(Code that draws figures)
══════

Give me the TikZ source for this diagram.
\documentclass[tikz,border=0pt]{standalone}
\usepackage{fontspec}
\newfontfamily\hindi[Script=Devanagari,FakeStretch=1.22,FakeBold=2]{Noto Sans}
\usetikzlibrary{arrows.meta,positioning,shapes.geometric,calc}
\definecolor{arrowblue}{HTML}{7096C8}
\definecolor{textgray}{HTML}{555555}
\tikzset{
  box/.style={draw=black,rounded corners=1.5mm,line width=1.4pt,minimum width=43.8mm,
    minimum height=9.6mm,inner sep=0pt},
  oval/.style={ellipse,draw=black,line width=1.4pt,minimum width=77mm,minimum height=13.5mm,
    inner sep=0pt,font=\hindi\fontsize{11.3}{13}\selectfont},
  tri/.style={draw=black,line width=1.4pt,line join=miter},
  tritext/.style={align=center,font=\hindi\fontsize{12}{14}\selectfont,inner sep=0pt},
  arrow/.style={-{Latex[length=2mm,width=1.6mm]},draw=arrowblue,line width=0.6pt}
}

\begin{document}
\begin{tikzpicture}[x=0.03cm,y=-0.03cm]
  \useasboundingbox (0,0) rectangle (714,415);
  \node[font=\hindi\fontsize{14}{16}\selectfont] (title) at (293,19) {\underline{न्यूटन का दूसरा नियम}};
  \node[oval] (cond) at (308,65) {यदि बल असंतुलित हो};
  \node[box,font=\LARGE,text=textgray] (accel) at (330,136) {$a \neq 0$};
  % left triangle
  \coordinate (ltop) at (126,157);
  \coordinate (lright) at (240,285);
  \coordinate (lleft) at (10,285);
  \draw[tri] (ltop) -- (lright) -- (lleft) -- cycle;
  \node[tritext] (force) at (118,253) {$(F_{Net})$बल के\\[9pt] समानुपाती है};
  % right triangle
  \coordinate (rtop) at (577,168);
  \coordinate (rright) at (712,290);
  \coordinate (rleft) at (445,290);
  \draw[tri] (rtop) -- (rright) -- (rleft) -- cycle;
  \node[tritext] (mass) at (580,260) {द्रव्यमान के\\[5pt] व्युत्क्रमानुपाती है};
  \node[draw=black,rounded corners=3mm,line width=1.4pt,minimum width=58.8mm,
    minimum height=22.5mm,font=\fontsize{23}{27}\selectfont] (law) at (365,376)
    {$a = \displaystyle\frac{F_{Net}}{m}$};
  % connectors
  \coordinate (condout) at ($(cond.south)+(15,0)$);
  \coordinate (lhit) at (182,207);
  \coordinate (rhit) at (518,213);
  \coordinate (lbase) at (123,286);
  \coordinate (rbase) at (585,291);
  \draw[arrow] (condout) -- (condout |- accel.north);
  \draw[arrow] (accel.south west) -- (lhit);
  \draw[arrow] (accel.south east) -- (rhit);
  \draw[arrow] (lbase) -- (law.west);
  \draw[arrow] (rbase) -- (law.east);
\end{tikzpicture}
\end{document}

══════

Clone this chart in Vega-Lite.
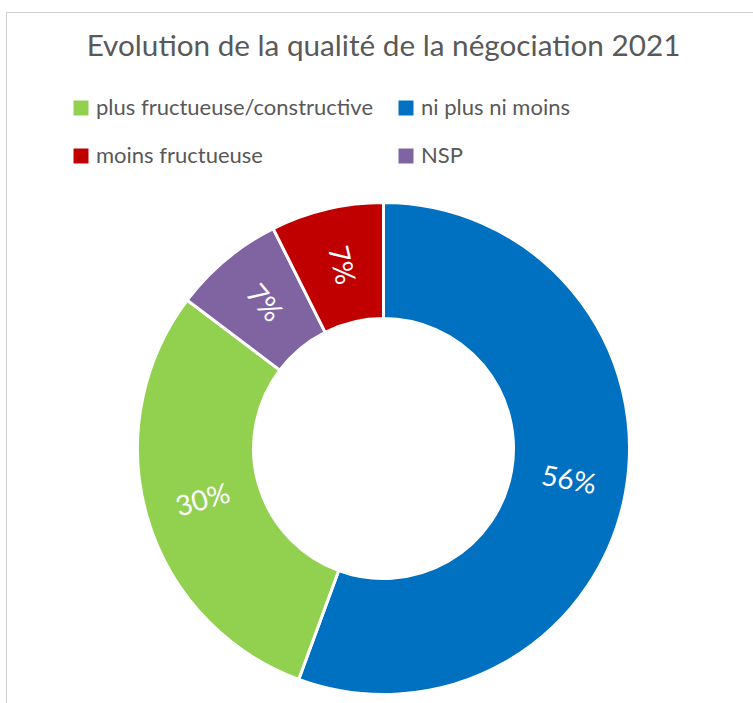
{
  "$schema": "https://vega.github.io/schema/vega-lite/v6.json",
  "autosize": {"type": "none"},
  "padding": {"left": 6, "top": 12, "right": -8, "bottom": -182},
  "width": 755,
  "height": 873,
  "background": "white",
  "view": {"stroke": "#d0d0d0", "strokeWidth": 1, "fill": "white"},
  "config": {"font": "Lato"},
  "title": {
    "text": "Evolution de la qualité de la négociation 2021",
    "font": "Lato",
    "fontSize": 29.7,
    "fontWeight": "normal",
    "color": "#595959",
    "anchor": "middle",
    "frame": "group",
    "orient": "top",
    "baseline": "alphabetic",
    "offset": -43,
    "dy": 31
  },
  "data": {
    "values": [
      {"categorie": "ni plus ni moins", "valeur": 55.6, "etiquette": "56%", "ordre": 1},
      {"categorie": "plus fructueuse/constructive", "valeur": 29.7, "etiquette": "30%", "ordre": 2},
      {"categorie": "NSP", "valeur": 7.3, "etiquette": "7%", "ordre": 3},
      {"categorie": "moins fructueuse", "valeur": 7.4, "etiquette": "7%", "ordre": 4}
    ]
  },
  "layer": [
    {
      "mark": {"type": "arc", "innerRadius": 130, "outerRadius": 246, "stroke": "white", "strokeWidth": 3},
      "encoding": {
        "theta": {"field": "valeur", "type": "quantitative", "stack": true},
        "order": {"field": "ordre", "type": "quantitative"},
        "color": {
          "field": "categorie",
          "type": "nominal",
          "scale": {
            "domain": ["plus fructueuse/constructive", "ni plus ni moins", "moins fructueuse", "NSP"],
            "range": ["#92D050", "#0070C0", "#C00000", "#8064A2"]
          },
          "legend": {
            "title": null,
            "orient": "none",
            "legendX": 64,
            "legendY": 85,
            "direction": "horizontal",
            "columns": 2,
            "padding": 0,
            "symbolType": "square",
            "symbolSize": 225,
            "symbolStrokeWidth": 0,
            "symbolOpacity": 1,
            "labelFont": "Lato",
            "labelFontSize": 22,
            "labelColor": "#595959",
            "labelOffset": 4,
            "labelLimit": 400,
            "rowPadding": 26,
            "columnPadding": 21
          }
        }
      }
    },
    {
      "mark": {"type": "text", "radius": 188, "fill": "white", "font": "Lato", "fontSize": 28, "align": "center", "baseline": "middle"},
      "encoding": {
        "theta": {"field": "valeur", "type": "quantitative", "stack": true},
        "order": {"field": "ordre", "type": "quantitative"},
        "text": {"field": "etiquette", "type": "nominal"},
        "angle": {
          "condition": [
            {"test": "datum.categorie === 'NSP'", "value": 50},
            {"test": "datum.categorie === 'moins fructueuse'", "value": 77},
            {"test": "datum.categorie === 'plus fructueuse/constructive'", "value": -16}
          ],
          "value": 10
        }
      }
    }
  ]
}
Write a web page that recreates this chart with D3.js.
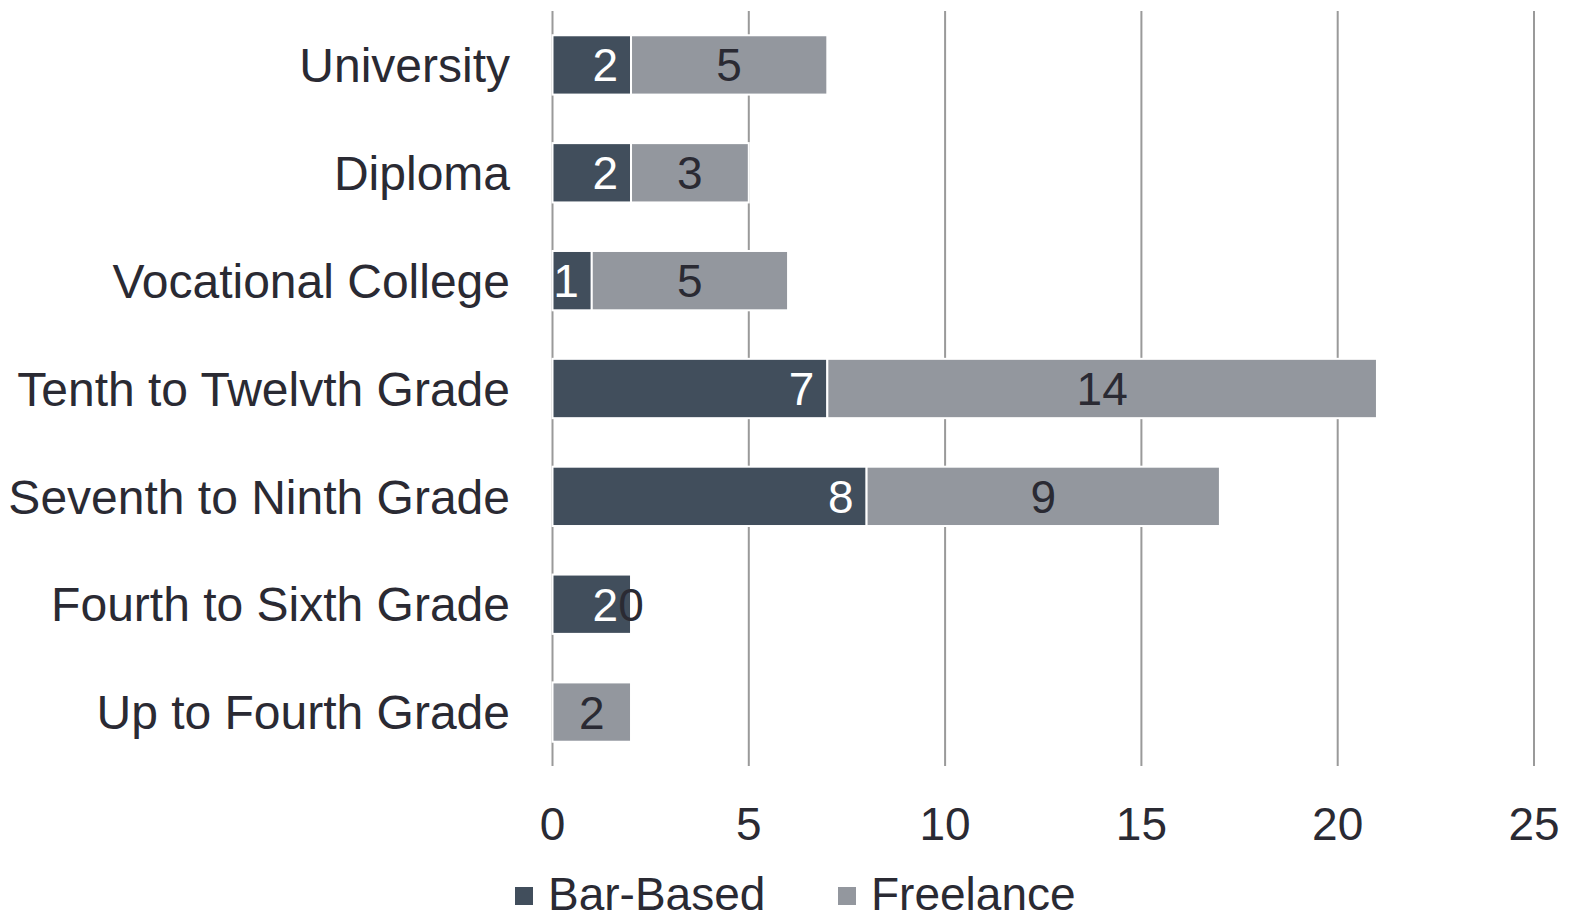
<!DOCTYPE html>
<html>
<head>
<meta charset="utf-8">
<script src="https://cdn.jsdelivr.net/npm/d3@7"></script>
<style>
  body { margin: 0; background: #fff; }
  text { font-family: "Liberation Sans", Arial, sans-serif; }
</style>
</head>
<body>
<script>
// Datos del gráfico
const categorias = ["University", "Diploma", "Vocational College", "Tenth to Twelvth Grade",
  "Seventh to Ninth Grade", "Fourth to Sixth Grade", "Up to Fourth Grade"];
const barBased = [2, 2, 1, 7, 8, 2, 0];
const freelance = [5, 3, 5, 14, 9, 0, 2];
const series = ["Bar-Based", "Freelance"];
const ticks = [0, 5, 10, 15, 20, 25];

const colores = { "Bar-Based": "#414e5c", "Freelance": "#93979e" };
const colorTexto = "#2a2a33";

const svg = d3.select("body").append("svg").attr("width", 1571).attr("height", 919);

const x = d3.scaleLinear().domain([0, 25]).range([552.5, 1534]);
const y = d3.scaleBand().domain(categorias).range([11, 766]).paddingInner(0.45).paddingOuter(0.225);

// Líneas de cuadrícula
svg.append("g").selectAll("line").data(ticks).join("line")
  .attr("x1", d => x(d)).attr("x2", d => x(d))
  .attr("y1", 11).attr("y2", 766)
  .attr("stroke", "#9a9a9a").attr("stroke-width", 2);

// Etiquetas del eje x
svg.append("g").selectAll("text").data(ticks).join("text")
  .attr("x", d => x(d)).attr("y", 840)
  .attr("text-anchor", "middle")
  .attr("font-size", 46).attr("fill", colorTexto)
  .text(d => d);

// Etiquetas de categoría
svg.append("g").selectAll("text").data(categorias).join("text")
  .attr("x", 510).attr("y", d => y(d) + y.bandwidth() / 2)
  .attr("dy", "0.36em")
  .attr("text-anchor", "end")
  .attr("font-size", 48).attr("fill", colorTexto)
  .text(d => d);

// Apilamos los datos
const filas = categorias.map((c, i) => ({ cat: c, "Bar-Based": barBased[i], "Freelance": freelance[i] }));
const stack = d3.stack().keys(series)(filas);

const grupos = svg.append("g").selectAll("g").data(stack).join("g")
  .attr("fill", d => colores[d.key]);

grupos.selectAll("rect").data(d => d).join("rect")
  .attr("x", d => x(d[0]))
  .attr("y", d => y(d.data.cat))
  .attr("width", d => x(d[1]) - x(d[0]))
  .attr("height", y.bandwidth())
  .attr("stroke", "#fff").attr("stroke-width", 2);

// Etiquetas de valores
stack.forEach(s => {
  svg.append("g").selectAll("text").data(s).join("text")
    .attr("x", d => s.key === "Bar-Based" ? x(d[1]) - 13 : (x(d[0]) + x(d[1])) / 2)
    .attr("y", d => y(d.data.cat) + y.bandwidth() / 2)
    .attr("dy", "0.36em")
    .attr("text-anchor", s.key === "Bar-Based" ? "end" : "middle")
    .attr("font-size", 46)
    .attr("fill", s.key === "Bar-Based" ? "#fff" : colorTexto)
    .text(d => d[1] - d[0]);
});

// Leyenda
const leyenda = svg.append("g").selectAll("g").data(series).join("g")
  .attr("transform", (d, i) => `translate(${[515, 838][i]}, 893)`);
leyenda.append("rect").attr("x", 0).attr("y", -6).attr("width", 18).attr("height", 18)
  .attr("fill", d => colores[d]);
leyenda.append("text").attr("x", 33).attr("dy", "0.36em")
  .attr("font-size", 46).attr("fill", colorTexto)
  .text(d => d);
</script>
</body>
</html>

══════

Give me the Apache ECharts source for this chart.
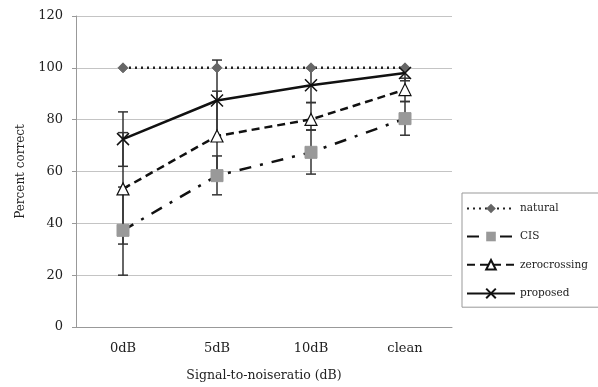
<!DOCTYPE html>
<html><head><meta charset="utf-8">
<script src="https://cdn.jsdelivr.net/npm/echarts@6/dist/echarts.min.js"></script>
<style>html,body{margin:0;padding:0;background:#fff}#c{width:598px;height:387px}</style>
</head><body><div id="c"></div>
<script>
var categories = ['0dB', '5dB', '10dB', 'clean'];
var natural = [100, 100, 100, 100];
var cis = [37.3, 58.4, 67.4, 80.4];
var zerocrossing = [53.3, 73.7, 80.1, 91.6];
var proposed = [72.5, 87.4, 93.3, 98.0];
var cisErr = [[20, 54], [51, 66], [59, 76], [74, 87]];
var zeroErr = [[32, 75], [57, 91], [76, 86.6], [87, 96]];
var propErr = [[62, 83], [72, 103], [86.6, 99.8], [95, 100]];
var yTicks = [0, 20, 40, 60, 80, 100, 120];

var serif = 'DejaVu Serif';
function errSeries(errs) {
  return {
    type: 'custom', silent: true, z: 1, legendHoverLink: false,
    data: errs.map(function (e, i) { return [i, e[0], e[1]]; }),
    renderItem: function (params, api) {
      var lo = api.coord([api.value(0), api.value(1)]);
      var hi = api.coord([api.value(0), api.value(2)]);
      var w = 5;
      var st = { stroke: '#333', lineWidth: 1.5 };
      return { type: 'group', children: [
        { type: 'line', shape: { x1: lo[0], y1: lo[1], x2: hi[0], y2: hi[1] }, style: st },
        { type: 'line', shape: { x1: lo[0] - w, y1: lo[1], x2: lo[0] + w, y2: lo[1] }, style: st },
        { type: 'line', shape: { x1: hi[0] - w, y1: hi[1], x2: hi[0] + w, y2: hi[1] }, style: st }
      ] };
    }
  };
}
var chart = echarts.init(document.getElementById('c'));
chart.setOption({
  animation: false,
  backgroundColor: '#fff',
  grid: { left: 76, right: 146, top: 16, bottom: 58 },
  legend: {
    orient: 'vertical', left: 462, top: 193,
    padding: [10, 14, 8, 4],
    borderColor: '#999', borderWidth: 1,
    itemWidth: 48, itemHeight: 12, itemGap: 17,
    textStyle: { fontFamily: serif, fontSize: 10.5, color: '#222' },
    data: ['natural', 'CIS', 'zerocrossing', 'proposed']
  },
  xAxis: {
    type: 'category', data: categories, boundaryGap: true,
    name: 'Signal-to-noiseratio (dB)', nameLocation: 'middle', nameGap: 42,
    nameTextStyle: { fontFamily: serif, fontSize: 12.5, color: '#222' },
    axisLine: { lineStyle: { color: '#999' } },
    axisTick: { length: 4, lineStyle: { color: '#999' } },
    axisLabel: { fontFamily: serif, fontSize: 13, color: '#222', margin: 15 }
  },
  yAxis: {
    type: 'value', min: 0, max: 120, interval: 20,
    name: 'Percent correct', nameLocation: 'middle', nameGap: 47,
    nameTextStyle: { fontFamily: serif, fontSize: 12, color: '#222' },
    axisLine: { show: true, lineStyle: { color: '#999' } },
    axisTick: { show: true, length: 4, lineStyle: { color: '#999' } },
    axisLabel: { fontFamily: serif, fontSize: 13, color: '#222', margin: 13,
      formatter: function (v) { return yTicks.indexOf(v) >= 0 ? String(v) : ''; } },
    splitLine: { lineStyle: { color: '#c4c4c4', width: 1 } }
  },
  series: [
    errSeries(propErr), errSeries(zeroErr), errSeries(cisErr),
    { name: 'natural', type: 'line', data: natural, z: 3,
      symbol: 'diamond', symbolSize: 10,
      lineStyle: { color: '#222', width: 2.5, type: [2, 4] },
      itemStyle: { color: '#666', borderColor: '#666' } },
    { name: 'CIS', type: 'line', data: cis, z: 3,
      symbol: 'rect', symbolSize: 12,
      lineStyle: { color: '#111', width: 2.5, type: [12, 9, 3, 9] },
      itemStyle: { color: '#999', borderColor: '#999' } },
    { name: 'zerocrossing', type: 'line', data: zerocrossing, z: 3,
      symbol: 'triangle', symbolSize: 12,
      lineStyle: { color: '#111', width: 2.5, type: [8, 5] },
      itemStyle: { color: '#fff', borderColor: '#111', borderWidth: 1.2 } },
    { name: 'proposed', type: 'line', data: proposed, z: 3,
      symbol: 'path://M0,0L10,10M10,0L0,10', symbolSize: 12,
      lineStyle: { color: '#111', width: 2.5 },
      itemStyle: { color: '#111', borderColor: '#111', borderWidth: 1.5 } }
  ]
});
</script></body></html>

══════

▶ _INSTRUCTIONS FOR THE TASK_: The lines you need run from the one containing "Give me the Apache" down to the one containing "var yTicks = [0, 20, 40, 60, 80, 100, 120];"; print them exactly, both ends included, and leave out pictures.

▶ _EXPECTED OUTPUT_:
Give me the Apache ECharts source for this chart.
<!DOCTYPE html>
<html><head><meta charset="utf-8">
<script src="https://cdn.jsdelivr.net/npm/echarts@6/dist/echarts.min.js"></script>
<style>html,body{margin:0;padding:0;background:#fff}#c{width:598px;height:387px}</style>
</head><body><div id="c"></div>
<script>
var categories = ['0dB', '5dB', '10dB', 'clean'];
var natural = [100, 100, 100, 100];
var cis = [37.3, 58.4, 67.4, 80.4];
var zerocrossing = [53.3, 73.7, 80.1, 91.6];
var proposed = [72.5, 87.4, 93.3, 98.0];
var cisErr = [[20, 54], [51, 66], [59, 76], [74, 87]];
var zeroErr = [[32, 75], [57, 91], [76, 86.6], [87, 96]];
var propErr = [[62, 83], [72, 103], [86.6, 99.8], [95, 100]];
var yTicks = [0, 20, 40, 60, 80, 100, 120];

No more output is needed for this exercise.